FNOL intake diversity is a significant implementation challenge that many automation vendors understate. A regional P&C carrier processing 60,000 claims annually may receive FNOLs across six or more channels: a carrier portal with structured form fields, inbound email from policyholders and agents (free text), EDI 278 and 837 transaction sets from large TPAs, fax-converted documents with variable OCR quality, direct API submissions from aggregator platforms, and ISO ClaimSearch pre-populated feeds.

A system that performs well on portal submissions but struggles with free-text email FNOLs — which represent a substantial share of intake at most carriers — creates a two-tier triage problem. The structured claims move through the automated pipeline; the unstructured ones pile up in a manual queue that grows to absorb the volume the automation cannot handle.

A well-implemented FNOL automation system parses all channel types to the same structured output — claim type, loss date, involved parties, vehicle or property identifiers, location, and claimant contact — before any downstream processing begins. The parsing quality on unstructured inputs is where implementations succeed or fail at volume.

Live PAS Queries vs. Cached Data: Why the Distinction Matters

Coverage matching against a daily export or a cached snapshot of policy data creates a systematic exposure that is easy to miss in a demo environment but significant in production. Policy statuses change during the day. A claim received at 3 PM for a policy cancelled at 11 AM that morning will match correctly against a live PAS query and fail to match against a midnight export. The carrier that relies on a cached match proceeds to assign an adjuster to a claim that may have no active coverage — and discovers the discrepancy during the adjuster's first contact with the claimant.
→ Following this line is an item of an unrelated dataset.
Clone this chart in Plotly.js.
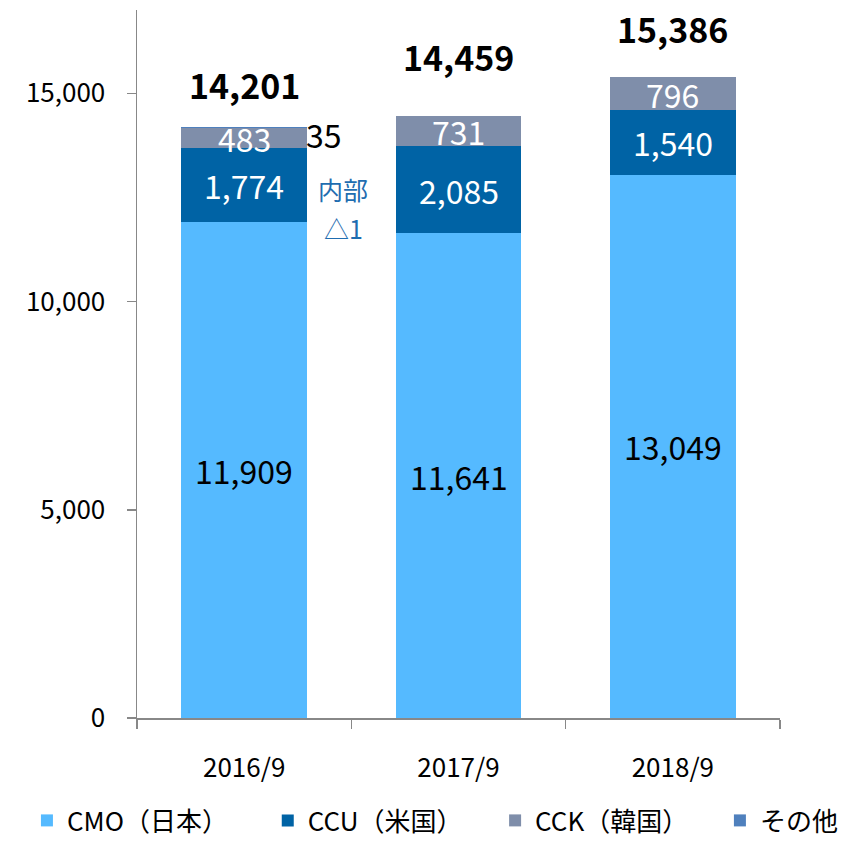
<!DOCTYPE html>
<html>
<head>
<meta charset="utf-8">
<script src="https://cdn.plot.ly/plotly-3.0.1.min.js"></script>
<style>html,body{margin:0;padding:0;background:#fff;}#chart{width:842px;height:844px;}</style>
</head>
<body>
<div id="chart"></div>
<script>
const categories = ['2016/9', '2017/9', '2018/9'];
const seriesNames = ['CMO（日本）', 'CCU（米国）', 'CCK（韓国）', 'その他'];
const cmo = [11909, 11641, 13049];
const ccu = [1774, 2085, 1540];
const cck = [483, 731, 796];
const other = [35, 2, 1];
const totals = [14201, 14459, 15386];
const noteLines = ['内部', '△1'];
const yTicks = [0, 5000, 10000, 15000];

const colors = ['#55BAFF', '#0063A5', '#7F8EAA', '#4F80BD'];
const labelColors = ['#000000', '#ffffff', '#ffffff', '#000000'];
const totalShifts = [16, 33, 22];
const legendX = [0.032, 0.318, 0.588, 0.855];
const legendIds = ['legend', 'legend2', 'legend3', 'legend4'];
const FONT = '"Noto Sans CJK JP", "Noto Sans", sans-serif';

const allSeries = [cmo, ccu, cck, other];
const traces = allSeries.map((vals, i) => ({
  type: 'bar',
  name: seriesNames[i],
  x: categories,
  y: vals,
  legend: legendIds[i],
  marker: {color: colors[i], line: {width: 0}},
  hoverinfo: 'skip'
}));

const fmt = v => v.toLocaleString('en-US');
const annotations = [];
for (let j = 0; j < categories.length; j++) {
  let base = 0;
  for (let i = 0; i < 3; i++) {
    const v = allSeries[i][j];
    annotations.push({
      x: categories[j], y: base + v / 2, xref: 'x', yref: 'y',
      text: fmt(v), showarrow: false,
      font: {family: FONT, size: 32, color: labelColors[i]},
      xanchor: 'center', yanchor: 'middle'
    });
    base += v;
  }
  annotations.push({
    x: categories[j], y: totals[j], xref: 'x', yref: 'y',
    text: '<b>' + fmt(totals[j]) + '</b>', showarrow: false,
    font: {family: FONT, size: 34, color: '#000000'},
    xanchor: 'center', yanchor: 'bottom', yshift: totalShifts[j]
  });
}
annotations.push({
  x: categories[0], y: totals[0], xref: 'x', yref: 'y',
  text: fmt(other[0]), showarrow: false,
  font: {family: FONT, size: 32, color: '#000000'},
  xanchor: 'left', yanchor: 'middle', xshift: 60, yshift: -7
});
annotations.push({
  x: categories[0], y: 12700, xref: 'x', yref: 'y',
  text: noteLines[0], showarrow: false,
  font: {family: FONT, size: 25, color: '#1F6DB0'},
  xanchor: 'center', yanchor: 'middle', xshift: 99
});
annotations.push({
  x: categories[0], y: 11760, xref: 'x', yref: 'y',
  text: noteLines[1], showarrow: false,
  font: {family: FONT, size: 25, color: '#1F6DB0'},
  xanchor: 'center', yanchor: 'middle', xshift: 99
});

const layout = {
  width: 842, height: 844,
  margin: {l: 137, r: 62, t: 10, b: 126, autoexpand: false},
  barmode: 'stack',
  bargap: 0.415,
  paper_bgcolor: '#ffffff',
  plot_bgcolor: '#ffffff',
  showlegend: true,
  font: {family: FONT, color: '#000000'},
  xaxis: {
    type: 'category',
    showgrid: false,
    showline: true, linecolor: '#888888', linewidth: 1.5,
    ticks: 'outside', tickson: 'boundaries', ticklen: 9, tickcolor: '#888888', tickwidth: 1.5,
    tickfont: {family: FONT, size: 26, color: '#000000'},
    ticklabelstandoff: 26,
    zeroline: false
  },
  yaxis: {
    range: [0, 17000],
    tickvals: yTicks,
    ticktext: yTicks.map(fmt),
    showgrid: false,
    showline: true, linecolor: '#888888', linewidth: 1.5,
    ticks: 'outside', ticklen: 9, tickcolor: '#888888', tickwidth: 1.5,
    tickfont: {family: FONT, size: 26, color: '#000000'},
    ticklabelstandoff: 16,
    zeroline: false
  },
  annotations: annotations
};
legendIds.forEach((id, i) => {
  layout[id] = {
    orientation: 'h',
    xref: 'container', yref: 'container',
    x: legendX[i], xanchor: 'left',
    y: -0.008, yanchor: 'bottom',
    font: {family: FONT, size: 26, color: '#000000'},
    itemwidth: 30,
    bgcolor: 'rgba(0,0,0,0)'
  };
});

Plotly.newPlot('chart', traces, layout, {staticPlot: true, displayModeBar: false});
</script>
</body>
</html>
Live PAS queries are slower than cached lookups — typically 1–3 seconds per query rather than sub-second — but that latency is inconsequential in the context of a triage pipeline that runs in under five minutes total. The accuracy gain justifies the latency cost by a wide margin.

The other dimension of coverage matching that matters operationally is confidence scoring. A high-confidence match — 95%+ on a clearly identified policy with a straightforward claim type — proceeds through the pipeline automatically. A low-confidence match — an ambiguous identifier, a multi-policy situation, a claim type that triggers an exclusion check — flags for human review before routing. The threshold is configurable to match a carrier's tolerance for automated decisions at various confidence levels.

Routing Rules and Adjuster Skill Taxonomy

Routing logic is where carrier-specific configuration earns its ROI. Generic routing — next available adjuster — eliminates the manual queue step but does not address skill matching, and a badly skill-matched claim generates more total work than a well-matched one that was slightly delayed.

An effective routing taxonomy assigns claims on at minimum four dimensions: LOB and sub-specialty (auto BI vs. auto PD vs. auto total loss; premises liability vs. products liability; residential property vs. commercial structure), geographic territory, complexity tier based on severity score, and current queue load. Carriers with specialized SIU units add a fifth dimension: fraud indicator flags that route suspected claims to SIU before entering the general adjuster queue.

Building that taxonomy requires a working session with claims operations leadership before implementation, not a generic configuration template applied at deployment. The routing rules are the part of the pipeline that is most specific to each carrier's operational structure — and the part most likely to need tuning in the first 30–60 days of live operation.

Getting It Right the First Time

The phrase in the title of this article deserves examination. First-time routing accuracy is measurable: it is the percentage of claims that do not require manual re-routing after the automated assignment. A system routing 90% of claims correctly on first assignment still generates a volume of manual re-routing corrections that can exhaust a supervisor team at high claim volumes.

First-time routing accuracy above 94% requires: accurate claim type classification from parsing, live coverage data, a severity score calibrated on the carrier's historical loss patterns, and a routing rule set that maps to the carrier's actual adjuster specialization structure. None of those conditions are achievable without carrier-specific configuration and a parallel pilot period where routing decisions are reviewed and the rule set is refined before full production deployment.

Carriers that rush through implementation to hit a go-live date typically see initial accuracy in the 80–85% range and spend the next six months tuning rather than operating. Carriers that invest 8–12 weeks in a structured pilot — running automated routing in parallel with manual triage and comparing outcomes — go live at higher accuracy levels and require less tuning over the first year.

The pilot investment is the difference between a system that reduces your manual queue and one that replaces your manual queue with a rework queue. The distinction matters.